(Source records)
────────────────────
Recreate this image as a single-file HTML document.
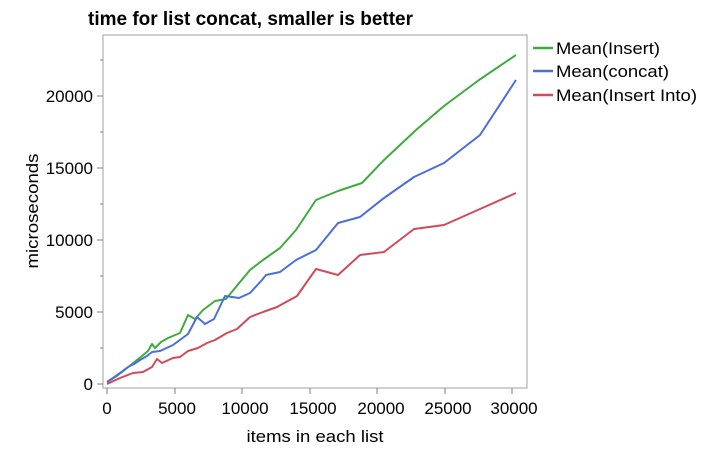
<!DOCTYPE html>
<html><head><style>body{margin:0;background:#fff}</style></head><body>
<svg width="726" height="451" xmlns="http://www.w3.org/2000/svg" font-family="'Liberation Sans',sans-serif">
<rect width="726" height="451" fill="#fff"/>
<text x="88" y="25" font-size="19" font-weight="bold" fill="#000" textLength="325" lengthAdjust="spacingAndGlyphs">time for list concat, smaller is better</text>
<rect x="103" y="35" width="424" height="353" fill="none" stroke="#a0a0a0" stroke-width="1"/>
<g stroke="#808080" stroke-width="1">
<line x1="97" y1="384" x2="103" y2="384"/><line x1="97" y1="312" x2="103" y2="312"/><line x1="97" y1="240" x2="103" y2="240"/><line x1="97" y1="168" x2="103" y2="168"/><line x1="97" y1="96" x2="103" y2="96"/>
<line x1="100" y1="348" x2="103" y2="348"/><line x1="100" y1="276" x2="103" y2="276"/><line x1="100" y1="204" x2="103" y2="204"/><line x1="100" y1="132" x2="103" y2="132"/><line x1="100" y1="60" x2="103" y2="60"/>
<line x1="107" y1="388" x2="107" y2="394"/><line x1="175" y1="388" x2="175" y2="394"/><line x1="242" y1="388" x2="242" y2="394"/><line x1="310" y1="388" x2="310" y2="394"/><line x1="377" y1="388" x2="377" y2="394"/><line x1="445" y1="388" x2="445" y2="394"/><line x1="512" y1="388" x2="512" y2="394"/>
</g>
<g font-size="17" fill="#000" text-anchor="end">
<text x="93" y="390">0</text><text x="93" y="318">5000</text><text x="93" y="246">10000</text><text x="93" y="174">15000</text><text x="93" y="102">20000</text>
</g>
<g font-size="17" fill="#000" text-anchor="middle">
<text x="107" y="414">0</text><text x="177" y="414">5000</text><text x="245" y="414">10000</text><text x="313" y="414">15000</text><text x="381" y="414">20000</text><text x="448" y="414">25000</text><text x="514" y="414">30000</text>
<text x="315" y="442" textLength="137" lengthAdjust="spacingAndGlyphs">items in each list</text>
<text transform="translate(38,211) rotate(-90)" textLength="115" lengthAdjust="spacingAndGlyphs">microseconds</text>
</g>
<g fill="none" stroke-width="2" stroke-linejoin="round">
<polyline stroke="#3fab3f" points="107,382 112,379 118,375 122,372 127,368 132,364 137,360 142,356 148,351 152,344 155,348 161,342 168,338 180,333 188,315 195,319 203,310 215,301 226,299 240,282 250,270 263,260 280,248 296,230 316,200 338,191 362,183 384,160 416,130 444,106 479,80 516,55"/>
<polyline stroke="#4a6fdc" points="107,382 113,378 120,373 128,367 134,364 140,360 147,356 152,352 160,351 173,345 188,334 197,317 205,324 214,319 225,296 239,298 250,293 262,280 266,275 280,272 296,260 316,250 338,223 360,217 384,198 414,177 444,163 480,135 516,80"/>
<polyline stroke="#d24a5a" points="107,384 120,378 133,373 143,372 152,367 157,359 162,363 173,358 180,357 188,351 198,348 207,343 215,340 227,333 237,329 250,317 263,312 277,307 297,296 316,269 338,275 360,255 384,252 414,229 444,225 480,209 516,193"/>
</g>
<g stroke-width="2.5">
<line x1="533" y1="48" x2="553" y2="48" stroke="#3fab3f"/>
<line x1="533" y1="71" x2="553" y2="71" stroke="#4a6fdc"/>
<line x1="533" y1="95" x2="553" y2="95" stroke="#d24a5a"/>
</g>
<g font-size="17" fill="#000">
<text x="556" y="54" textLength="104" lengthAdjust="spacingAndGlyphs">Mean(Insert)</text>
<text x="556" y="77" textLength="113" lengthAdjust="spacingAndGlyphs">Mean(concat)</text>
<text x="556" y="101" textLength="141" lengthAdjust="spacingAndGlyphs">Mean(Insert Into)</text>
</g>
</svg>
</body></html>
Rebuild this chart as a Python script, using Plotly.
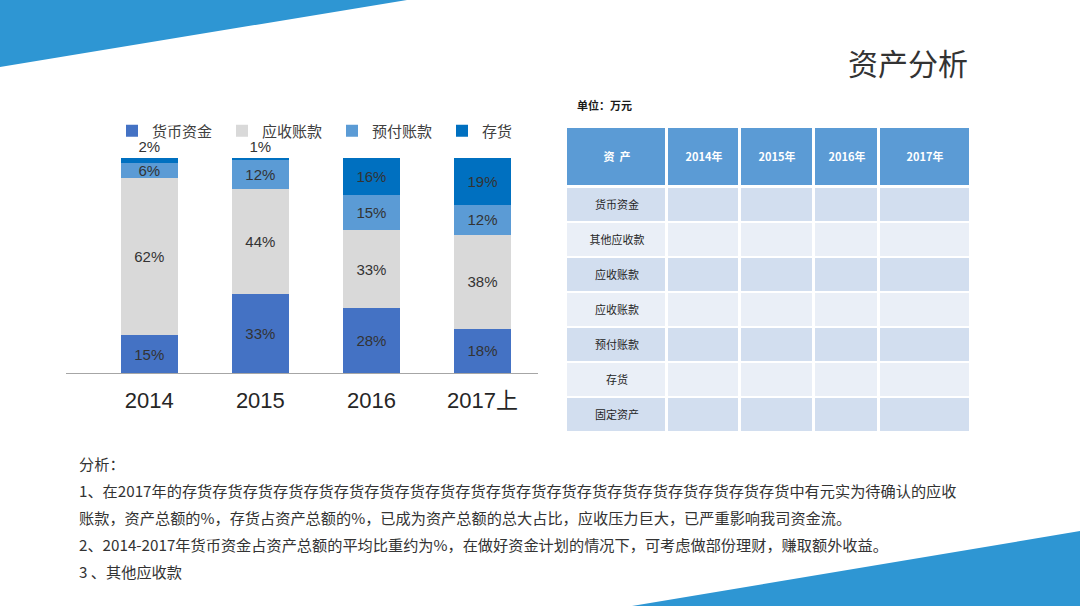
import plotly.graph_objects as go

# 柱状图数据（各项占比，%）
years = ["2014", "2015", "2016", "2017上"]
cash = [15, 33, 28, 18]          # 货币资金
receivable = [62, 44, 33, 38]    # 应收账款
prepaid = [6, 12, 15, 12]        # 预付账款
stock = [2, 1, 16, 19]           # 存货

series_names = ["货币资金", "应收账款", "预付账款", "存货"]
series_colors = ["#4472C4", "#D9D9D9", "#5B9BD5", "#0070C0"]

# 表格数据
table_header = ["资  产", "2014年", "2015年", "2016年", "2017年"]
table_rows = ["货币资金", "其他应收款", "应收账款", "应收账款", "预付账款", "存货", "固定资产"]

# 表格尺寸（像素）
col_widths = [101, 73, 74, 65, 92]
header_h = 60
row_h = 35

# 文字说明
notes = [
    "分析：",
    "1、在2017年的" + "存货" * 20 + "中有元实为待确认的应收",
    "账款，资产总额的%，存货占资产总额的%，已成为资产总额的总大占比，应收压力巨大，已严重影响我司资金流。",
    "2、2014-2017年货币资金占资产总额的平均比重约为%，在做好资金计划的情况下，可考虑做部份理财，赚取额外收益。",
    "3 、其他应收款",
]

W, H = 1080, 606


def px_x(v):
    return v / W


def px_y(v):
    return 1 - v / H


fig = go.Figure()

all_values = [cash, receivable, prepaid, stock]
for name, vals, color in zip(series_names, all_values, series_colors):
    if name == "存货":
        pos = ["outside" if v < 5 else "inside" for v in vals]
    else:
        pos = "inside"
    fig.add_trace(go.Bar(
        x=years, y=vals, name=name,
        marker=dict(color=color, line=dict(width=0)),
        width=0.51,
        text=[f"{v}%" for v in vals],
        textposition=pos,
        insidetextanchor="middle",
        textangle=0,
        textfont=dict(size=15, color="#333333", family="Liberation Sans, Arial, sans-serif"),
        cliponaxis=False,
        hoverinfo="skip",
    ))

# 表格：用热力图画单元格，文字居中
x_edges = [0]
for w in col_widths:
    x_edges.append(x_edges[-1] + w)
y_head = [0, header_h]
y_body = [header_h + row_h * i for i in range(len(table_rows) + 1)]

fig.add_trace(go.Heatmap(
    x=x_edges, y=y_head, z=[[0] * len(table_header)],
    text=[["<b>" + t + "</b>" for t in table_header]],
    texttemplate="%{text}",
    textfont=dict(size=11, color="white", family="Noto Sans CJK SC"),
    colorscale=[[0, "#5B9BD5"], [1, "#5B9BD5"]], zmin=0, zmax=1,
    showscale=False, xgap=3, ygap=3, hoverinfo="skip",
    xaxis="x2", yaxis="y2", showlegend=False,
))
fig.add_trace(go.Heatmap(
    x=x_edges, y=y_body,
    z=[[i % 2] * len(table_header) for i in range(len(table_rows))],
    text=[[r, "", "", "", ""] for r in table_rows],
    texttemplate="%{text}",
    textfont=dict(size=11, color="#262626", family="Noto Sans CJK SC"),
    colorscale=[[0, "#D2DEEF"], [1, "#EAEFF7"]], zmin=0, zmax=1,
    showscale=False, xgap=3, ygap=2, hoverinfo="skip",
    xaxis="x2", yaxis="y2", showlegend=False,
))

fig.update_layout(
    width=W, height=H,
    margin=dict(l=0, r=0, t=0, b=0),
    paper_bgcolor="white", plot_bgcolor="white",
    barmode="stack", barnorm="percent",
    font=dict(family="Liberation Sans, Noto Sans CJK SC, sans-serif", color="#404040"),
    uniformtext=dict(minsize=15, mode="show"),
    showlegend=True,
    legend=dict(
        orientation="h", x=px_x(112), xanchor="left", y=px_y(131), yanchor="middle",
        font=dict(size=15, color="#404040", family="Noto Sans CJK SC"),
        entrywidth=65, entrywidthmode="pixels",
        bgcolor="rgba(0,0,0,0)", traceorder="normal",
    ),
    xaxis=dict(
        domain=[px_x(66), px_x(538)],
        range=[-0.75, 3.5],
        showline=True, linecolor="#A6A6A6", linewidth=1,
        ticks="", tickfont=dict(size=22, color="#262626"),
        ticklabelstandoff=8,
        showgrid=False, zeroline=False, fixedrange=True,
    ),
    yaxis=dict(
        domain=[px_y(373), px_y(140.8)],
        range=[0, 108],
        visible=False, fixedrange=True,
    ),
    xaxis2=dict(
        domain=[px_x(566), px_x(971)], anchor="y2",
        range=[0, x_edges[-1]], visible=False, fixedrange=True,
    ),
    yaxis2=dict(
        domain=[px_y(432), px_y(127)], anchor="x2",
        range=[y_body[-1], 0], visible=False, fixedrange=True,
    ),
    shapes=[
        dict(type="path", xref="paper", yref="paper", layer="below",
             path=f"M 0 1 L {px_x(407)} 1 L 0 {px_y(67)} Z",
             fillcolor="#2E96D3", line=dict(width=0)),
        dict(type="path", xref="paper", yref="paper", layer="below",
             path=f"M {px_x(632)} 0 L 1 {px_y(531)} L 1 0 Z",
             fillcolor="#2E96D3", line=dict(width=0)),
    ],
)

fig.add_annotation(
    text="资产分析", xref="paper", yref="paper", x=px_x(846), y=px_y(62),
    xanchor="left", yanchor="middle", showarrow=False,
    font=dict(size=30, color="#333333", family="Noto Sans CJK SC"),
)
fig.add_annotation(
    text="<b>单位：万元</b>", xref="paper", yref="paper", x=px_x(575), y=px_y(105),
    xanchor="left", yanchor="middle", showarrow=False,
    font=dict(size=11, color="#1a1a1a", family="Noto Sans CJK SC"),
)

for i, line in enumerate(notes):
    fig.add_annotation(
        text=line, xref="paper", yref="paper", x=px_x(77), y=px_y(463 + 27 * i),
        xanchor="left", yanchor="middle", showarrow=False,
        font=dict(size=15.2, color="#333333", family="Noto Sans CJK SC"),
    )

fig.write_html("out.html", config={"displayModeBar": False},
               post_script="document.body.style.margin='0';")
────────────────────
What is asked:
Copy out each line of the data where the string "this" appears.

Task result:
Recreate this image as a single-file HTML document.
Rebuild this chart as a Python script, using Plotly.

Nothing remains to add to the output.